Another mistake is not accounting for environmental factors. Running at sea level versus altitude, in heat versus cool temperatures, or on rolling terrain versus flat courses all affect your natural pace. Many runners get frustrated when they run slower on a hot day or in humidity, not realizing that maintaining the same effort level at a slower pace is actually harder work and provides good training stimulus. Similarly, if you’re recovering from illness or injury, your pace will naturally be slower, and respecting that prevents setbacks.

USING TECHNOLOGY TO TRACK PACE CONSISTENCY
GPS watches and running apps provide valuable pace data, but they can also create frustration if you’re obsessed with hitting precise pace targets. Technology is most useful for understanding your pace zones and noticing trends over time—whether your easy pace is genuinely getting faster or if you’re just cycling between faster and slower days. A practical approach is to use technology to track your effort level during runs, not just your absolute pace.
Some watches estimate relative effort, which accounts for elevation, weather, and fatigue. This helps you understand whether you’re running genuinely easy or hard, regardless of what the pace number says. If your watch says 10:15 per mile on a hot day feels like your normal 9:45 per mile on a cool day, that’s valuable information about pacing relative to effort.
THE LONG-TERM PERSPECTIVE ON RUNNING PACE
Your running pace will naturally vary throughout your lifetime. Peak performance years typically occur in your late 20s and 30s for most runners, but plenty of runners improve well into their 40s and 50s through consistent training.

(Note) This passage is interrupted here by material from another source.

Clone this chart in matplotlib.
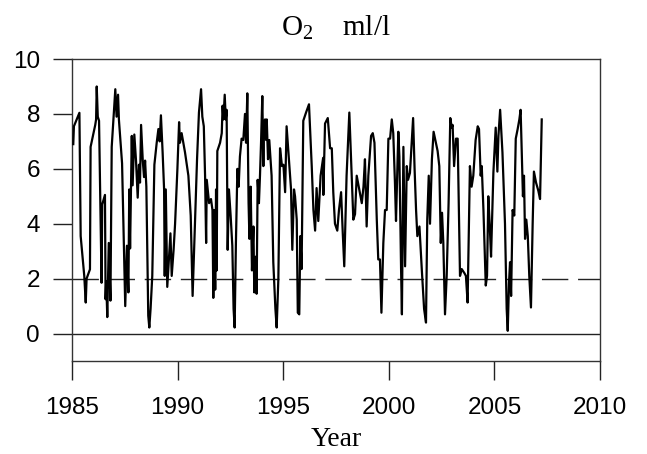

The mental shift from obsessing over absolute pace to appreciating pace relative to your current age, fitness, and life circumstances is what allows runners to stay satisfied with their training long-term.
Many experienced runners report that their happiest running years come later in their running careers, not when they were fastest. This often happens because they’ve learned to appreciate the process of running at appropriate paces rather than constantly chasing faster speeds. Running sustainably means accepting that your paces will fluctuate, that slower periods are normal, and that consistent training at the right efforts matters more than hitting specific pace targets.
Conclusion
The right pace for your running depends on your fitness level, your training goal, and what portion of your weekly mileage you’re allocating. Most runners should spend 70-80% of their time running easy at a conversational pace, with dedicated speed work comprising only one or two sessions weekly. The foundation of faster running is done at a pace that feels almost disappointingly slow.
Start by identifying your current fitness through a recent race or hard effort, use that to establish your training zones, and commit to respecting those zones week after week. Your pace will improve gradually through consistent training, and the satisfaction of seeing real progress over months and years matters far more than any single workout. Run easy on easy days, run hard on hard days, and let patience be your greatest training partner.